Of padouk, ebony and unidentified exotic woods and engraved staghorn inlay. The sloped lid with bottom molded edge framed by arabesque garlands interspersed with exotic birds, wild boar, hares, hunters and hounds, surrounding five engraved cartouches depicting scenes from Albrecht Dürer’s Kleine Passion. The left and right sides decorated with one large engraved scene above three smaller all from the old testament by Virgil Solis surrounded by inlaid foliate rinceaux interspersed with game animals and hunters, the rearmost panel on each side containing a small fitted drawer, one of which is inlaid on all sides and can be used freestanding.  The front and back sides similarly decorated. The hinged lid opening to an interior with rectangular red-baize lined well, and two tiers of drawers along the back, three at the bottom and four above. The inner sides, back,drawer fronts and lid decorated with engraved inlaid foliate decoration surrounding cartouches after Solis depicting exotic animals, male and female busts, and hunting scenes. The box secured with a decorative engraved brass lock depicting a stag. Formerly with metal stays to support the lid.

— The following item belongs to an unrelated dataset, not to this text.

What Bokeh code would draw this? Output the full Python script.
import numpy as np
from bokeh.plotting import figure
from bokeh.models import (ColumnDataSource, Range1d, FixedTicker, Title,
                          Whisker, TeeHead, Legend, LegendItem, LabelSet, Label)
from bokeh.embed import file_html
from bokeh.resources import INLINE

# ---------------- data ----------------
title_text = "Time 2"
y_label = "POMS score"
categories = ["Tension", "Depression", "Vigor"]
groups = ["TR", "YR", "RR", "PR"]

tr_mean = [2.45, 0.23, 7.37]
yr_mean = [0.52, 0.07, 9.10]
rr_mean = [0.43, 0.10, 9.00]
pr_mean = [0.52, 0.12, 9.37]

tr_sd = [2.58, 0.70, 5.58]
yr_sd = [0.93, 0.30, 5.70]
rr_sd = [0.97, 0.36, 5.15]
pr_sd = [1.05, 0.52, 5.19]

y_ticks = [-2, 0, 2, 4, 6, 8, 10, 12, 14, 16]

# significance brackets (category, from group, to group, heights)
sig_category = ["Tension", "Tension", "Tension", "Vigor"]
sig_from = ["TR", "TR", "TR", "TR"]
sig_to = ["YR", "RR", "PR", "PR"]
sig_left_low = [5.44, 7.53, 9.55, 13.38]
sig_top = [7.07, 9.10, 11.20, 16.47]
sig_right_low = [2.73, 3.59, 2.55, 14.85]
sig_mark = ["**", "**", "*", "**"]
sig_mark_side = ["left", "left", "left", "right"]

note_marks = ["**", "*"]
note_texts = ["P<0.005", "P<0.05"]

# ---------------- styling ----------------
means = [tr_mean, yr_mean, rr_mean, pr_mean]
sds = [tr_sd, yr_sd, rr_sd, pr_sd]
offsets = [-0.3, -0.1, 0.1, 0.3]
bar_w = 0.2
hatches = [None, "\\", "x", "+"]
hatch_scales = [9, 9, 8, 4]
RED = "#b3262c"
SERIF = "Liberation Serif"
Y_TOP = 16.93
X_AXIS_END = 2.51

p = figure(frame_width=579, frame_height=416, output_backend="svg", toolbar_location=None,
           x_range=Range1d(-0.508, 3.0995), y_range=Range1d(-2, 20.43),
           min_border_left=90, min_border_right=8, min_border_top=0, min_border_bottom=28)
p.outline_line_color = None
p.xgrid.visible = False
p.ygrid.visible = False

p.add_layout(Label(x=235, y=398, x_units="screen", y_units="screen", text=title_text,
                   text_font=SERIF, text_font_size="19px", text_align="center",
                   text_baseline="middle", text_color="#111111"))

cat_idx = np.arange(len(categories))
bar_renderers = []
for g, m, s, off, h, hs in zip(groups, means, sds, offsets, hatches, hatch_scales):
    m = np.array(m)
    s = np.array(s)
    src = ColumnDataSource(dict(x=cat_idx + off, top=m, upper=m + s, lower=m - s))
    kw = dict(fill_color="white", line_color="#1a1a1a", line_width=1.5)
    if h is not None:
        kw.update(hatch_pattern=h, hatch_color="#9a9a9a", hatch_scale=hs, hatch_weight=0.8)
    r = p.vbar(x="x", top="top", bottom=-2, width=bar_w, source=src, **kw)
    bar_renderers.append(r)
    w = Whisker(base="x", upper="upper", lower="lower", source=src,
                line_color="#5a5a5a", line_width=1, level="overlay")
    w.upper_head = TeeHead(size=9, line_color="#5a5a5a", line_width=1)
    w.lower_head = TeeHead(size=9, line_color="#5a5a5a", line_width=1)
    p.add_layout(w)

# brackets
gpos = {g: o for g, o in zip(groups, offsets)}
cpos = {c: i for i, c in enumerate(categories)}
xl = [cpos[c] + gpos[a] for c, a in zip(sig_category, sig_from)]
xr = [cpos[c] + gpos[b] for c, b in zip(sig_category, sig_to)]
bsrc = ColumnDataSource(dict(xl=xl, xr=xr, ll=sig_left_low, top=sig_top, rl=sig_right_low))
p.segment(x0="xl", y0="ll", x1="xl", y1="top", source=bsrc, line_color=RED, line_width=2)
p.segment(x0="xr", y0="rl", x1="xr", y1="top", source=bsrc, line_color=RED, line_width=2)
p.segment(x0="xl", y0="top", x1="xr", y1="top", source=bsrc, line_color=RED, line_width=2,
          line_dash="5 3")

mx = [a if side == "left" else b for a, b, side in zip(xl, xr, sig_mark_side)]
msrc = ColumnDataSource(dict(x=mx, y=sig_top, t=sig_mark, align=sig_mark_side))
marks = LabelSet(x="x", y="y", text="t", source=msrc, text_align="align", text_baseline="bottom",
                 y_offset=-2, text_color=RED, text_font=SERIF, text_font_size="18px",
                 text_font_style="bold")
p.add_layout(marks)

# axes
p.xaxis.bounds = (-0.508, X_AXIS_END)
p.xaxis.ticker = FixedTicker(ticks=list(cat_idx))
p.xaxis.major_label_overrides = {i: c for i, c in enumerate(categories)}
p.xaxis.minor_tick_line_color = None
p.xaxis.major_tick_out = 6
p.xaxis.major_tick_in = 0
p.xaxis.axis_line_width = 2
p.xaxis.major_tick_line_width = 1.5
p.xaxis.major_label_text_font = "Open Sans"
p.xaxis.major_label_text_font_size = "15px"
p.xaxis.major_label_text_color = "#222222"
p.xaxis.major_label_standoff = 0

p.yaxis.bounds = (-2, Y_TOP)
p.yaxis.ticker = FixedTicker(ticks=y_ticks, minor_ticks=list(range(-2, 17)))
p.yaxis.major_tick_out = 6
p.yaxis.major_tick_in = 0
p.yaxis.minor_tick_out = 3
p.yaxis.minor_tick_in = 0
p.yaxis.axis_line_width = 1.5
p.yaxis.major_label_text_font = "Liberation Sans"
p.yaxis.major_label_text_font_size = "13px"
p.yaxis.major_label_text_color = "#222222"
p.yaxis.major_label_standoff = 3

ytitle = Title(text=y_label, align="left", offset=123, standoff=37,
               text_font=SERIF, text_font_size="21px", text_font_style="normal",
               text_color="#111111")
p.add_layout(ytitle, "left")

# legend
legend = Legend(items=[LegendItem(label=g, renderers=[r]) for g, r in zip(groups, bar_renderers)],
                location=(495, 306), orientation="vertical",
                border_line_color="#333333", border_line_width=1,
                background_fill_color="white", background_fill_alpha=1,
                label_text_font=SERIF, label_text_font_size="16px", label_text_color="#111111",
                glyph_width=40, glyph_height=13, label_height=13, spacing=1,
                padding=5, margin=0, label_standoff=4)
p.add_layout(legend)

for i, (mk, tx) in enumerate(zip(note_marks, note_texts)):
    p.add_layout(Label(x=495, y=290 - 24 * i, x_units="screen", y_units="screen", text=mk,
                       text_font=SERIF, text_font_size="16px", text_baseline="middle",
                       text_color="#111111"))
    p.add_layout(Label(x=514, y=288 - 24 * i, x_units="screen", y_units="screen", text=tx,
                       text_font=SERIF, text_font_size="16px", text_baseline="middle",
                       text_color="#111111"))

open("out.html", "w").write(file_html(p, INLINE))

Formerly in the collection at Burg Rheinstein, Trechtingshausen; likely acquired in the early 19th century by Prince Friedrich Wilhelm Ludwig of Prussia (1794-1863).

Heinrich Kreisel, Die Kunst Des Deutschen Möbels: Bd. 1, (München: Beck, 1974), Plate 82.

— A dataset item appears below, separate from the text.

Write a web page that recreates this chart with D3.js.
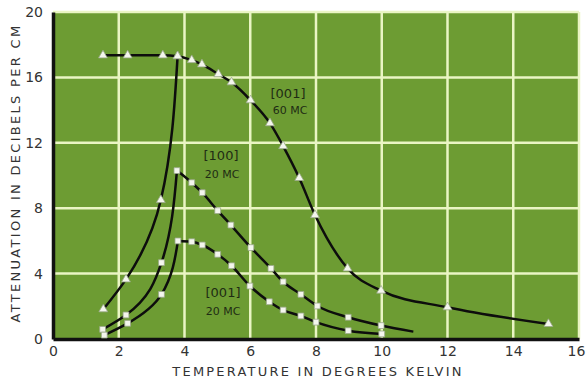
<!DOCTYPE html>
<html>
<head>
<meta charset="utf-8">
<script src="https://cdn.jsdelivr.net/npm/d3@7"></script>
<style>
  body { margin: 0; background: #fff; }
  text { font-family: "DejaVu Sans", sans-serif; }
</style>
</head>
<body>
<script>
// data (temperature K, attenuation dB/cm)
var xTicks = [0, 2, 4, 6, 8, 10, 12, 14, 16];
var yTicks = [0, 4, 8, 12, 16, 20];

// [001] 60 MC, upper branch
var t60 = [1.52, 2.27, 3.34, 3.79, 4.22, 4.53, 5.03, 5.43, 6.01, 6.6, 7.0, 7.49, 7.97, 8.96, 9.98, 12.0, 15.07];
var a60 = [17.35, 17.35, 17.35, 17.3, 17.06, 16.8, 16.2, 15.7, 14.6, 13.2, 11.8, 9.85, 7.58, 4.32, 2.96, 1.94, 0.92];
// [001] 60 MC, rising branch
var t60r = [1.53, 2.22, 3.28, 3.79];
var a60r = [1.82, 3.65, 8.5, 17.3];
// [100] 20 MC (peak at index 3)
var t100 = [1.51, 2.22, 3.3, 3.77, 4.22, 4.54, 5.01, 5.41, 6.02, 6.63, 7.0, 7.54, 8.04, 8.98, 9.98];
var a100 = [0.59, 1.47, 4.67, 10.3, 9.56, 8.95, 7.85, 6.97, 5.59, 4.32, 3.5, 2.73, 2.02, 1.33, 0.82];
var t100End = 10.96, a100End = 0.45;
// [001] 20 MC (peak at index 3)
var t20 = [1.56, 2.27, 3.3, 3.8, 4.22, 4.54, 5.01, 5.43, 5.99, 6.58, 7.0, 7.54, 8.0, 8.98, 10.0];
var a20 = [0.24, 0.96, 2.73, 6.0, 5.95, 5.75, 5.18, 4.48, 3.24, 2.28, 1.77, 1.41, 1.03, 0.51, 0.31];
var peak = 3;

var w = 586, h = 380;
var padL = 53, padR = 579, padT = 12, padB = 339;

var svg = d3.select("body").append("svg")
    .attr("width", w)
    .attr("height", h);

var xScale = d3.scaleLinear().domain([0, 16]).range([padL, padR]);
var yScale = d3.scaleLinear().domain([0, 20]).range([padB, padT]);

// green panel
svg.append("rect")
    .attr("x", padL).attr("y", padT)
    .attr("width", padR - padL).attr("height", padB - padT)
    .attr("fill", "#6d9c33");

// grid
svg.append("g").selectAll("line").data(xTicks.slice(1)).enter().append("line")
    .attr("x1", function(d) { return xScale(d); })
    .attr("x2", function(d) { return xScale(d); })
    .attr("y1", padT).attr("y2", padB)
    .attr("stroke", "#eaf5c4").attr("stroke-width", 2.5);
svg.append("g").selectAll("line").data(yTicks.slice(1)).enter().append("line")
    .attr("y1", function(d) { return yScale(d); })
    .attr("y2", function(d) { return yScale(d); })
    .attr("x1", padL).attr("x2", padR)
    .attr("stroke", "#eaf5c4").attr("stroke-width", 2.5);

// axes
var xAxis = d3.axisBottom(xScale).tickValues(xTicks).tickSize(0).tickPadding(7);
var yAxis = d3.axisLeft(yScale).tickValues(yTicks).tickSize(0).tickPadding(8);

svg.append("g")
    .attr("class", "xaxis")
    .attr("transform", "translate(0," + padB + ")")
    .call(xAxis);
svg.append("g")
    .attr("class", "yaxis")
    .attr("transform", "translate(" + padL + ",0)")
    .call(yAxis);

svg.selectAll(".xaxis .domain, .yaxis .domain")
    .attr("stroke", "#111").attr("stroke-width", 3.5);
svg.selectAll(".xaxis text, .yaxis text")
    .attr("font-size", 14).attr("fill", "#333")
    .style("font-family", "DejaVu Sans, sans-serif");
svg.selectAll(".yaxis text").attr("dx", -2);
svg.selectAll(".xaxis .tick:last-of-type text").attr("dx", -3);

// axis titles
svg.append("text")
    .attr("x", 318).attr("y", 376)
    .attr("text-anchor", "middle")
    .attr("font-size", 13).attr("letter-spacing", 2.2)
    .attr("fill", "#333")
    .text("TEMPERATURE IN DEGREES KELVIN");
svg.append("text")
    .attr("transform", "translate(20,173) rotate(-90)")
    .attr("text-anchor", "middle")
    .attr("font-size", 13).attr("letter-spacing", 2.3)
    .attr("fill", "#333")
    .text("ATTENUATION IN DECIBELS PER CM");

function pts(t, a) {
    return t.map(function(d, i) { return [d, a[i]]; });
}

var p60 = pts(t60, a60), p60r = pts(t60r, a60r),
    p100 = pts(t100, a100), p20 = pts(t20, a20);

// rising parts are drawn as x(y), falling parts as y(x)
var segments = [
    { data: p60, curve: d3.curveMonotoneX },
    { data: p60r, curve: d3.curveMonotoneY },
    { data: p100.slice(0, peak + 1), curve: d3.curveMonotoneY },
    { data: p100.slice(peak).concat([[t100End, a100End]]), curve: d3.curveMonotoneX },
    { data: p20.slice(0, peak + 1), curve: d3.curveMonotoneY },
    { data: p20.slice(peak), curve: d3.curveMonotoneX }
];

var lines = svg.append("g");
segments.forEach(function(c) {
    var line = d3.line()
        .x(function(d) { return xScale(d[0]); })
        .y(function(d) { return yScale(d[1]); })
        .curve(c.curve);
    lines.append("path")
        .attr("d", line(c.data))
        .attr("fill", "none")
        .attr("stroke", "#0d0d0d")
        .attr("stroke-width", 2.5);
});

var markSets = [
    { data: p60.concat(p60r), sym: d3.symbolTriangle, size: 34 },
    { data: p100.concat(p20), sym: d3.symbolSquare, size: 34 }
];
var marks = svg.append("g");
markSets.forEach(function(m) {
    marks.selectAll(null).data(m.data).enter().append("path")
        .attr("d", d3.symbol().type(m.sym).size(m.size))
        .attr("transform", function(d) { return "translate(" + xScale(d[0]) + "," + yScale(d[1]) + ")"; })
        .attr("fill", "#f4f6ee")
        .attr("stroke", "#9aa88a")
        .attr("stroke-width", 0.8);
});

// curve labels
var labels = [
    { x: 288, y: 98, t: "[001]" }, { x: 290, y: 114, t: "60 MC" },
    { x: 221, y: 160, t: "[100]" }, { x: 222, y: 178, t: "20 MC" },
    { x: 223, y: 297, t: "[001]" }, { x: 223, y: 315, t: "20 MC" }
];
svg.append("g").selectAll("text").data(labels).enter().append("text")
    .attr("x", function(d) { return d.x; })
    .attr("y", function(d) { return d.y; })
    .attr("text-anchor", "middle")
    .attr("font-size", function(d) { return d.t.charAt(0) == "[" ? 13 : 11; })
    .attr("fill", "#1f2c14")
    .text(function(d) { return d.t; });
</script>
</body>
</html>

Kurzer Führer durch die Burg Rheinstein und ihre Sammlungen. Kiel: Druck von Schmidt & Klaunig, 1905. 59.

Rudolf Arthur Zichner, Burg Rheinstein Ein Führer durch die Burg mit Beschreibung ihrer Kunstwerke und Sehenswürdigkeiten. Satz und Druck: Der Rheingold-Verlag, Mainz, 1953. 28.

The present Schreibpult or scriptor is depicted in Heinrich Kreisel’s Die Kunst des deutschen Möbels, Volume 1, Pl. 182, and described as “scriptor with figural engraved ivory intarsia, Nuremberg, 3rd quarter of the 16th century, showing scenes from the Kleine Passion by Albrecht Dürer, framed by arabesque garlands interspersed with exotic birds, game animals, such as wild boar, hares, hunters and hounds.”1 The Kleine Passion, or Small Passion, was one of Dürer’s largest and most popular series, published in 1511. It comprised thirty-seven woodcuts beginning with The Fall of Man and concluding with The Last Judgement. On the present scriptor, the scenes illustrated are (clockwise from the upper left): Christ before Pilate, Christ on the Mount of Olives, Christ before Caiaphas, and Christ before Herod, with The Last Supper in the center (figure 1).

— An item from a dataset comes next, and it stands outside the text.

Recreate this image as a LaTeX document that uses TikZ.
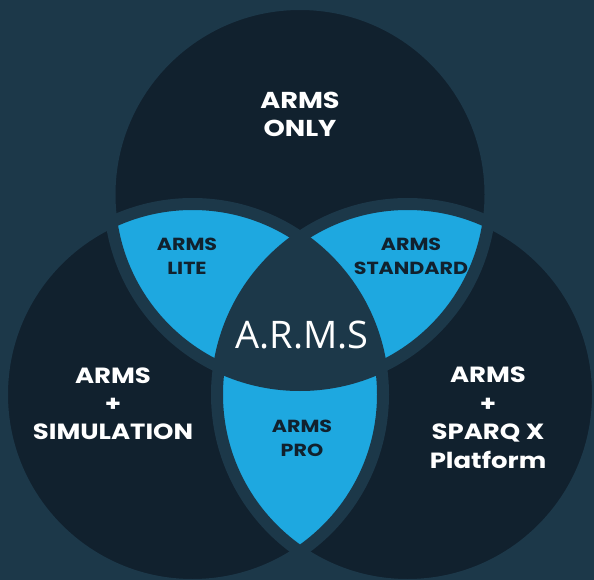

The left and right sides of the scriptor are decorated with engraved scenes from the old testament by Virgil Solis, surrounded by inlaid foliate rinceaux interspersed with game animals and hunters. The rearmost panel on each side contains a small fitted drawer. Remarkably, one of these two side opening drawers is freestanding and inlaid on all sides when removed. Its compartments indicate its original function as an encrier. The interior engraved panels of the scriptor are also decorated with engraved inlaid foliate motifs surrounding cartouches after Solis depicting exotic animals, male and female busts, and further hunting scenes.

The presentation of the animals in the decoration of the scriptor is of special significance. Animals had traditionally played a role in illuminated manuscripts, decorating bodies of text surrounded by foliage in a fashion not dissimilar to that seen in the decoration here; an evocation that is likely to have been deliberate. For centuries medieval Bestiaries, or compendiums of animals, had reflected the belief that every animal on the Earth was the creation of god and had its own significance and meaning. However it is notable that the maker of the scriptor has chosen a series of animals of the most uncommon kind, a combination of the legendry and exotic, two categories that were much the same thing in the sixteenth century.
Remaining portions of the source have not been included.